# Instructions to follow:
Without the pictures, set down every line of the data exactly.

# Given information:

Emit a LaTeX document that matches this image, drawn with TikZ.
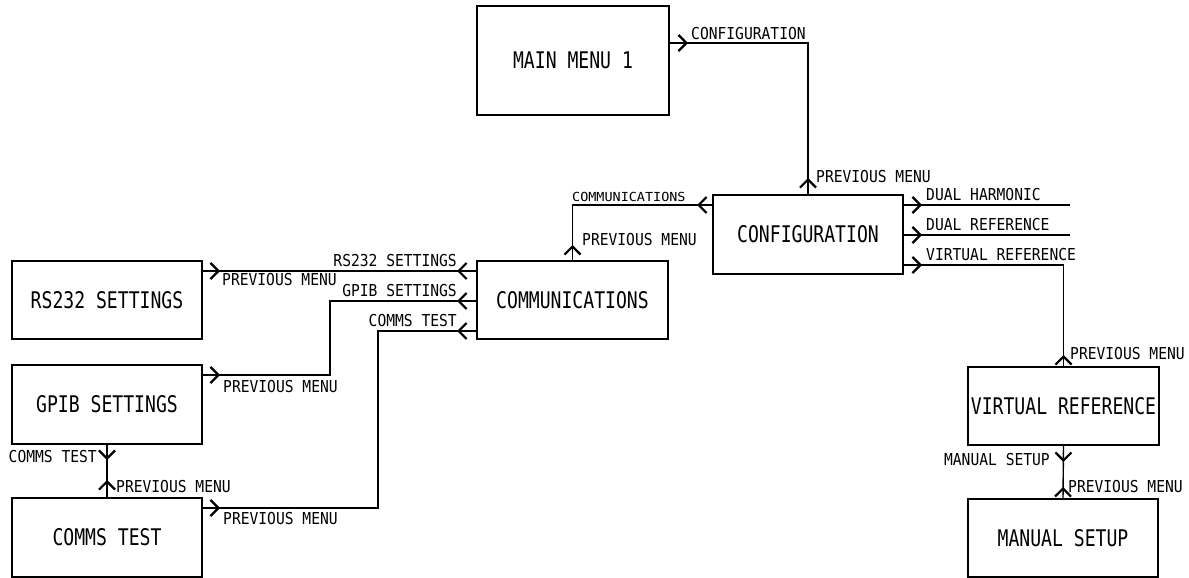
\documentclass[tikz,border=0pt]{standalone}
\usepackage{fontspec}
\usepackage{tikz}
\usetikzlibrary{positioning,decorations.markings,arrows.meta}

\newfontfamily\boxfont{DejaVu Sans Mono}[FakeStretch=0.79]
\newfontfamily\lblfont{DejaVu Sans Mono}[FakeStretch=0.89]
\newfontfamily\smlfont{DejaVu Sans Mono}[FakeStretch=1.08]

\tikzset{
  menubox/.style={draw, line width=1.4bp, inner sep=0pt, outer sep=0pt,
    minimum width=191bp, minimum height=78bp,
    font=\boxfont\fontsize{23}{23}\selectfont},
  lbl/.style={inner sep=0pt, font=\lblfont\fontsize{16.5}{16.5}\selectfont},
  smllbl/.style={inner sep=0pt, font=\smlfont\fontsize{12.5}{12.5}\selectfont},
  chev/.tip={Straight Barb[length=8bp, width=16bp, line width=2.2bp]},
  link/.style={line width=1.4bp},
  % arrow leaving the first node and arrow leaving the second node
  twoway/.style 2 args={link, postaction={decorate, decoration={markings,
    mark=at position #1 with {\arrow{chev}},
    mark=at position #2 with {\arrowreversed{chev}}}}},
  oneway/.style={link, postaction={decorate, decoration={markings,
    mark=at position #1 with {\arrow{chev}}}}}
}

\begin{document}
\begin{tikzpicture}[x=1bp, y=-1bp]
  \useasboundingbox (0,0) rectangle (1189,578);

  % Menu boxes
  \node[menubox, minimum width=192bp, minimum height=109bp] (main) at (573,60.5) {MAIN MENU 1};
  \node[menubox, minimum width=190bp, minimum height=79bp] (config) at (808,234.5) {CONFIGURATION};
  \node[menubox] (comms) at (572.5,300) {COMMUNICATIONS};
  \node[menubox, minimum width=190bp] (rs232) at (107,300) {RS232 SETTINGS};
  \node[menubox, minimum width=190bp, minimum height=79bp] (gpib) at (107,404.5) {GPIB SETTINGS};
  \node[menubox, minimum width=190bp, minimum height=79bp] (commstest) at (107,537.5) {COMMS TEST};
  \node[menubox] (vref) at (1063.5,406) {VIRTUAL REFERENCE};
  \node[menubox, minimum width=190bp] (msetup) at (1063,538) {MANUAL SETUP};

  % Free ends
  \coordinate (dharm) at (1070,205);
  \coordinate (dref) at (1070,235);

  % Connectors
  \draw[twoway={19bp}{-17bp}] (main.east |- 0,43) -| (config.north);
  \draw[twoway={16bp}{-16bp}] (config.west |- 0,205) -| (comms.north);
  \draw[oneway=19bp] (config.east |- 0,205) -- (dharm);
  \draw[oneway=19bp] (config.east |- 0,235) -- (dref);
  \draw[twoway={19bp}{-12bp}] (config.east |- 0,265) -| (vref.north);
  \draw[twoway={20bp}{-18bp}] (comms.west |- 0,271) -- (rs232.east |- 0,271);
  \draw[twoway={20bp}{-18bp}] (comms.west |- 0,301) -| (330,375) -- (gpib.east |- 0,375);
  \draw[twoway={20bp}{-18bp}] (comms.west |- 0,331) -| (378,508) -- (commstest.east |- 0,508);
  \draw[twoway={16bp}{-18bp}] (gpib.south) -- (commstest.north);
  \draw[twoway={17bp}{-12bp}] (vref.south) -- (msetup.north);

  % Labels
  \node[lbl, anchor=base west] (lconfig) at (691,40) {CONFIGURATION};
  \node[lbl, anchor=base west] (lprevconfig) at (816,183) {PREVIOUS MENU};
  \node[smllbl, anchor=base west] (lcomms) at (572,202) {COMMUNICATIONS};
  \node[lbl, anchor=base west] (lprevcomms) at (582,246) {PREVIOUS MENU};
  \node[lbl, anchor=base west] (ldharm) at (926,201) {DUAL HARMONIC};
  \node[lbl, anchor=base west] (ldref) at (926,231) {DUAL REFERENCE};
  \node[lbl, anchor=base west] (lvref) at (926,261) {VIRTUAL REFERENCE};
  \node[lbl, anchor=base east] (lrs232) at (457,267) {RS232 SETTINGS};
  \node[lbl, anchor=base east] (lgpib) at (457,297) {GPIB SETTINGS};
  \node[lbl, anchor=base east] (lcommstest) at (457,327) {COMMS TEST};
  \node[lbl, anchor=base west] (lprevrs232) at (222,286) {PREVIOUS MENU};
  \node[lbl, anchor=base west] (lprevgpib) at (223,392) {PREVIOUS MENU};
  \node[lbl, anchor=base west] (lprevtest) at (223,524) {PREVIOUS MENU};
  \node[lbl, anchor=base east] (ltestdown) at (97,462) {COMMS TEST};
  \node[lbl, anchor=base west] (lprevtestup) at (116,492) {PREVIOUS MENU};
  \node[lbl, anchor=base west] (lprevvref) at (1070,359) {PREVIOUS MENU};
  \node[lbl, anchor=base east] (lmsetup) at (1050,465) {MANUAL SETUP};
  \node[lbl, anchor=base west] (lprevmsetup) at (1068,492) {PREVIOUS MENU};
\end{tikzpicture}
\end{document}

# Exercise response:
Emit a LaTeX document that matches this image, drawn with TikZ.
\documentclass[tikz,border=0pt]{standalone}
\usepackage{fontspec}
\usepackage{tikz}
\usetikzlibrary{positioning,decorations.markings,arrows.meta}

\newfontfamily\boxfont{DejaVu Sans Mono}[FakeStretch=0.79]
\newfontfamily\lblfont{DejaVu Sans Mono}[FakeStretch=0.89]
\newfontfamily\smlfont{DejaVu Sans Mono}[FakeStretch=1.08]

\tikzset{
  menubox/.style={draw, line width=1.4bp, inner sep=0pt, outer sep=0pt,
    minimum width=191bp, minimum height=78bp,
    font=\boxfont\fontsize{23}{23}\selectfont},
  lbl/.style={inner sep=0pt, font=\lblfont\fontsize{16.5}{16.5}\selectfont},
  smllbl/.style={inner sep=0pt, font=\smlfont\fontsize{12.5}{12.5}\selectfont},
  chev/.tip={Straight Barb[length=8bp, width=16bp, line width=2.2bp]},
  link/.style={line width=1.4bp},
  % arrow leaving the first node and arrow leaving the second node
  twoway/.style 2 args={link, postaction={decorate, decoration={markings,
    mark=at position #1 with {\arrow{chev}},
    mark=at position #2 with {\arrowreversed{chev}}}}},
  oneway/.style={link, postaction={decorate, decoration={markings,
    mark=at position #1 with {\arrow{chev}}}}}
}

\begin{document}
\begin{tikzpicture}[x=1bp, y=-1bp]
  \useasboundingbox (0,0) rectangle (1189,578);

  % Menu boxes
  \node[menubox, minimum width=192bp, minimum height=109bp] (main) at (573,60.5) {MAIN MENU 1};
  \node[menubox, minimum width=190bp, minimum height=79bp] (config) at (808,234.5) {CONFIGURATION};
  \node[menubox] (comms) at (572.5,300) {COMMUNICATIONS};
  \node[menubox, minimum width=190bp] (rs232) at (107,300) {RS232 SETTINGS};
  \node[menubox, minimum width=190bp, minimum height=79bp] (gpib) at (107,404.5) {GPIB SETTINGS};
  \node[menubox, minimum width=190bp, minimum height=79bp] (commstest) at (107,537.5) {COMMS TEST};
  \node[menubox] (vref) at (1063.5,406) {VIRTUAL REFERENCE};
  \node[menubox, minimum width=190bp] (msetup) at (1063,538) {MANUAL SETUP};

  % Free ends
  \coordinate (dharm) at (1070,205);
  \coordinate (dref) at (1070,235);

  % Connectors
  \draw[twoway={19bp}{-17bp}] (main.east |- 0,43) -| (config.north);
  \draw[twoway={16bp}{-16bp}] (config.west |- 0,205) -| (comms.north);
  \draw[oneway=19bp] (config.east |- 0,205) -- (dharm);
  \draw[oneway=19bp] (config.east |- 0,235) -- (dref);
  \draw[twoway={19bp}{-12bp}] (config.east |- 0,265) -| (vref.north);
  \draw[twoway={20bp}{-18bp}] (comms.west |- 0,271) -- (rs232.east |- 0,271);
  \draw[twoway={20bp}{-18bp}] (comms.west |- 0,301) -| (330,375) -- (gpib.east |- 0,375);
  \draw[twoway={20bp}{-18bp}] (comms.west |- 0,331) -| (378,508) -- (commstest.east |- 0,508);
  \draw[twoway={16bp}{-18bp}] (gpib.south) -- (commstest.north);
  \draw[twoway={17bp}{-12bp}] (vref.south) -- (msetup.north);

  % Labels
  \node[lbl, anchor=base west] (lconfig) at (691,40) {CONFIGURATION};
  \node[lbl, anchor=base west] (lprevconfig) at (816,183) {PREVIOUS MENU};
  \node[smllbl, anchor=base west] (lcomms) at (572,202) {COMMUNICATIONS};
  \node[lbl, anchor=base west] (lprevcomms) at (582,246) {PREVIOUS MENU};
  \node[lbl, anchor=base west] (ldharm) at (926,201) {DUAL HARMONIC};
  \node[lbl, anchor=base west] (ldref) at (926,231) {DUAL REFERENCE};
  \node[lbl, anchor=base west] (lvref) at (926,261) {VIRTUAL REFERENCE};
  \node[lbl, anchor=base east] (lrs232) at (457,267) {RS232 SETTINGS};
  \node[lbl, anchor=base east] (lgpib) at (457,297) {GPIB SETTINGS};
  \node[lbl, anchor=base east] (lcommstest) at (457,327) {COMMS TEST};
  \node[lbl, anchor=base west] (lprevrs232) at (222,286) {PREVIOUS MENU};
  \node[lbl, anchor=base west] (lprevgpib) at (223,392) {PREVIOUS MENU};
  \node[lbl, anchor=base west] (lprevtest) at (223,524) {PREVIOUS MENU};
  \node[lbl, anchor=base east] (ltestdown) at (97,462) {COMMS TEST};
  \node[lbl, anchor=base west] (lprevtestup) at (116,492) {PREVIOUS MENU};
  \node[lbl, anchor=base west] (lprevvref) at (1070,359) {PREVIOUS MENU};
  \node[lbl, anchor=base east] (lmsetup) at (1050,465) {MANUAL SETUP};
  \node[lbl, anchor=base west] (lprevmsetup) at (1068,492) {PREVIOUS MENU};
\end{tikzpicture}
\end{document}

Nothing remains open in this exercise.